In post #91 you said: In fact, any scientist will tell you that "science" cannot prove, it can only disprove.

If I misunderstood this, I'm sorry, but it does seem to say science cannot prove anything, only "disprove" things. (Although, what the difference is seems entirely semantic to me. If science disproves the contention, "heavier than air flight is impossible," it must have proved it is possible.
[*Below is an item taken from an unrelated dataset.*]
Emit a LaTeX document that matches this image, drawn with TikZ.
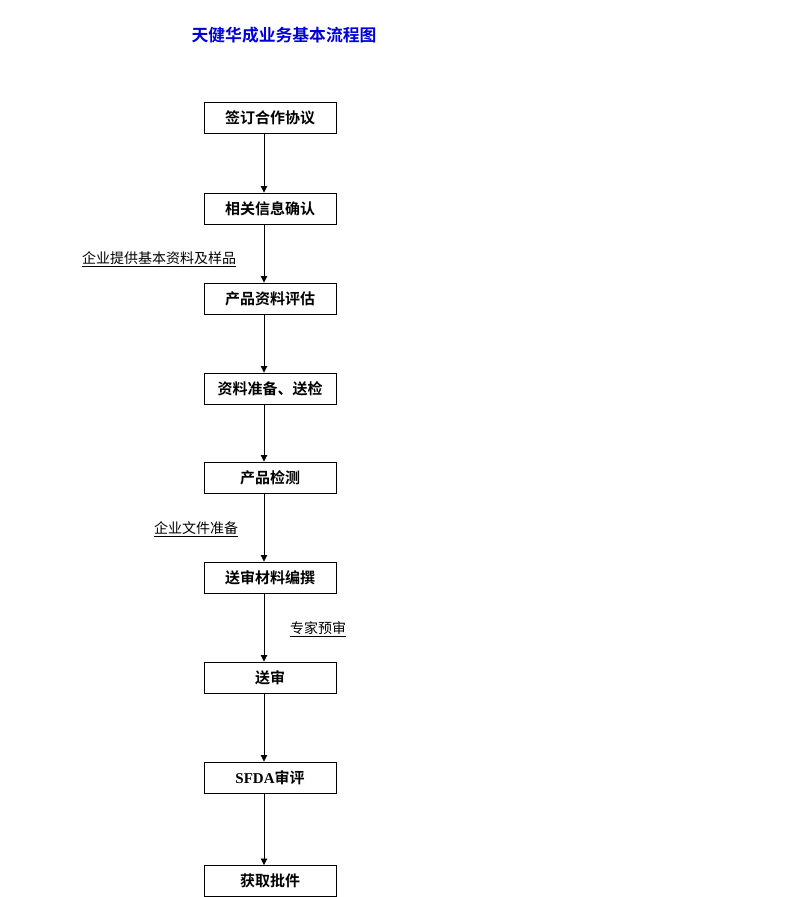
\documentclass[tikz,border=0pt]{standalone}
\usepackage{fontspec}
\newfontfamily\cjk{Noto Sans CJK SC}
\newfontfamily\cjkb{Noto Sans CJK SC Bold}
\newfontfamily\lat{Liberation Serif}
\usetikzlibrary{arrows.meta}
\begin{document}
\begin{tikzpicture}[x=1pt,y=-1pt,
  stepbox/.style={draw=black,line width=0.9pt,minimum width=132pt,minimum height=31pt,inner sep=0pt,
    font=\cjkb\fontsize{15}{17}\selectfont},
  conn/.style={draw=black,line width=0.8pt,-{Triangle[length=6.5pt,width=6.5pt]}},
  lbl/.style={inner sep=0pt,font=\cjk\fontsize{14}{16}\selectfont},
]
\useasboundingbox (0,0) rectangle (800,897);
\node[inner sep=0pt,text=blue!85!black,font=\cjkb\fontsize{16.8}{19}\selectfont] (title) at (284,35) {天健华成业务基本流程图};
\node[stepbox] (b1) at (270,117.5) {签订合作协议};
\node[stepbox] (b2) at (270,208.5) {相关信息确认};
\node[stepbox] (b3) at (270,298.5) {产品资料评估};
\node[stepbox] (b4) at (270,388.5) {资料准备、送检};
\node[stepbox] (b5) at (270,477.5) {产品检测};
\node[stepbox] (b6) at (270,577.5) {送审材料编撰};
\node[stepbox] (b7) at (270,677.5) {送审};
\node[stepbox] (b8) at (270,777.5) {{\lat\bfseries SFDA}审评};
\node[stepbox] (b9) at (270,881) {获取批件};
\foreach \a/\b in {b1/b2,b2/b3,b3/b4,b4/b5,b5/b6,b6/b7,b7/b8,b8/b9}
  \draw[conn] ([xshift=-6pt]\a.south) -- ([xshift=-6pt]\b.north);
\node[lbl,anchor=west] (l1) at (82,259) {\underline{企业提供基本资料及样品}};
\node[lbl,anchor=west] (l2) at (154,529) {\underline{企业文件准备}};
\node[lbl,anchor=west] (l3) at (290,629) {\underline{专家预审}};
\end{tikzpicture}
\end{document}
To use your example, you said DNA can prove whether or not someone was involved in a crime. That is a perfect example of what I'm talking about. Science cannot prove that. It can prove whether or not a person's DNA was found by human investigators, but it cannot prove that person was not there or not involved in a crime in some way. Blind faith in "science" can be detrimental to finding the whole truth, since science can only tell you what you were looking for. If you're searching for DNA from a particular individual and do not find it, all you know is that you have not found a particular thing at a particular place. ...

If it is known there is only one perpetrator of a crime (rape, say) and the DNA of the evidential sperm does not match the DNA of the accused, it proves the accused was not the perpetrator. In this case, it could even prove the perpetrator was not there.
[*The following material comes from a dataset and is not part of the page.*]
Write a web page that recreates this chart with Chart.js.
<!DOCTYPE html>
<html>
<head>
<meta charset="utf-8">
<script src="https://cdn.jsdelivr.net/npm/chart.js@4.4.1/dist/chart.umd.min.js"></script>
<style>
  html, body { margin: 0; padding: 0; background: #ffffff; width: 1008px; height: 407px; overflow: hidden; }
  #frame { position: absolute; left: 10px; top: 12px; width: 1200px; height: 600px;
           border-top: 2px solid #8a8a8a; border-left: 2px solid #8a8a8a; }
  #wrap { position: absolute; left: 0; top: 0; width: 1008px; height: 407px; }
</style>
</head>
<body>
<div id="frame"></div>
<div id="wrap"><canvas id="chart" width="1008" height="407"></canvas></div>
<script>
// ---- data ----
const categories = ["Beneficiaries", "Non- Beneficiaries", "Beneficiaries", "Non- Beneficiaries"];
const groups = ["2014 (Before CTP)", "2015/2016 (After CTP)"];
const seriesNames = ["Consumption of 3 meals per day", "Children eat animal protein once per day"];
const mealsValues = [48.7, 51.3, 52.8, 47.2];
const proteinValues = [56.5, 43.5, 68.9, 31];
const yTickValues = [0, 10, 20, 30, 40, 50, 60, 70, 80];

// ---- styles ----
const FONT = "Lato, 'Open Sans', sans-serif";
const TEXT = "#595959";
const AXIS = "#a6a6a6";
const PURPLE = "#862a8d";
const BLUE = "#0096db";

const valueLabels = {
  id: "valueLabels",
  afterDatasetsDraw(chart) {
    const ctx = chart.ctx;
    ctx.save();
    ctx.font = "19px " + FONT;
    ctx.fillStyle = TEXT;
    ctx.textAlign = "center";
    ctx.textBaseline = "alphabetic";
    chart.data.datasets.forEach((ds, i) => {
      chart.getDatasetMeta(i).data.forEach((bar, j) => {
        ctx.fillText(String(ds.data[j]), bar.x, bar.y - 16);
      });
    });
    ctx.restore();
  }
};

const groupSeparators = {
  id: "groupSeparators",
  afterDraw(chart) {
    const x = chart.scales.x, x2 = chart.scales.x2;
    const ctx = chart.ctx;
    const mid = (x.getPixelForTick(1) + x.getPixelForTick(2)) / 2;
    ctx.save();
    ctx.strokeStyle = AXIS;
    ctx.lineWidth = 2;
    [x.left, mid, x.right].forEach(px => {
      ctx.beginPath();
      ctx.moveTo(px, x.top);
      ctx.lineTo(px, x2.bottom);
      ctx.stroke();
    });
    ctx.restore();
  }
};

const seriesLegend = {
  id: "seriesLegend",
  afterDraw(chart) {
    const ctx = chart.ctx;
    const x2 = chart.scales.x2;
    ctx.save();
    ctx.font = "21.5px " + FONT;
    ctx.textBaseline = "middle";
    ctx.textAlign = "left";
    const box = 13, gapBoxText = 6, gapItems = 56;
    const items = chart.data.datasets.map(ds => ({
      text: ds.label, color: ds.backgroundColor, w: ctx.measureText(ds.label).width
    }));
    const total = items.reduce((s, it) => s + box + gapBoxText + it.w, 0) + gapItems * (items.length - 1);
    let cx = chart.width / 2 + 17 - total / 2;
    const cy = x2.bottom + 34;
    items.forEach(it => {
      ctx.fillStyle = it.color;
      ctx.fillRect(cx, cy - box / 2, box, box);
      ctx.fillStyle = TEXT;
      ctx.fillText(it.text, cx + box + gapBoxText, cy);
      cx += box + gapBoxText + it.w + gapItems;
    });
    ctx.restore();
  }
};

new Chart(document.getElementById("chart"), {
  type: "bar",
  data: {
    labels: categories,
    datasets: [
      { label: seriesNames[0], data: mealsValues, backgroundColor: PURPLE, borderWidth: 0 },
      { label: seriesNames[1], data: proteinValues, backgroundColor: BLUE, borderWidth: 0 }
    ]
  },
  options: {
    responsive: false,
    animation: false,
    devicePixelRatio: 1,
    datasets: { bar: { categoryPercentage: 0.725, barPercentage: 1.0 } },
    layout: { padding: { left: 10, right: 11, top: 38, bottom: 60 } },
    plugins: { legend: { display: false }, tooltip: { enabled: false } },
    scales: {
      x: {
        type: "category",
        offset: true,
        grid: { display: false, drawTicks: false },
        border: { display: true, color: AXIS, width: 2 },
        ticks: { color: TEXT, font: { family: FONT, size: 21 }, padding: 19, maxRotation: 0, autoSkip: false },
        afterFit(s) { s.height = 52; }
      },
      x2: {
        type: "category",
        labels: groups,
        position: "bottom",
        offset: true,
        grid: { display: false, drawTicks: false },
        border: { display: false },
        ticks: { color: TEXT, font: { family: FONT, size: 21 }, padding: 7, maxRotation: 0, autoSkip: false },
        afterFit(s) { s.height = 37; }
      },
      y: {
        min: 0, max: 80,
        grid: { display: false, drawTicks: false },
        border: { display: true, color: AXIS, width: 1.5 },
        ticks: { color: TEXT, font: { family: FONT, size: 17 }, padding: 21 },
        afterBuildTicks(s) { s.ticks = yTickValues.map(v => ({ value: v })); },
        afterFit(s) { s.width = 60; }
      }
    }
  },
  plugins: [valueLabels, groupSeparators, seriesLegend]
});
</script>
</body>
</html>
DNA evidence can be used to both prove and disprove, for example, paternity.

Science doesn't end, it is never conclusive and whole in its "truth"

I have the impression you are essentially making the argument that if you don't know everything, you don't know anything. Such truth as science establishes is true and true absolutely. But science is only one field of intellectual enquirey, as I said before. A much more important field is philosophy and in that field very little progress has been made until very recently, and that is only a beginning.

Nevertheless, the only means to knowing truth with which human beings have been endowed is reason, and whatever cannot be known by reason, cannot be known, and whatever is asserted to be knowledge that is not verifiable by reason is a lie.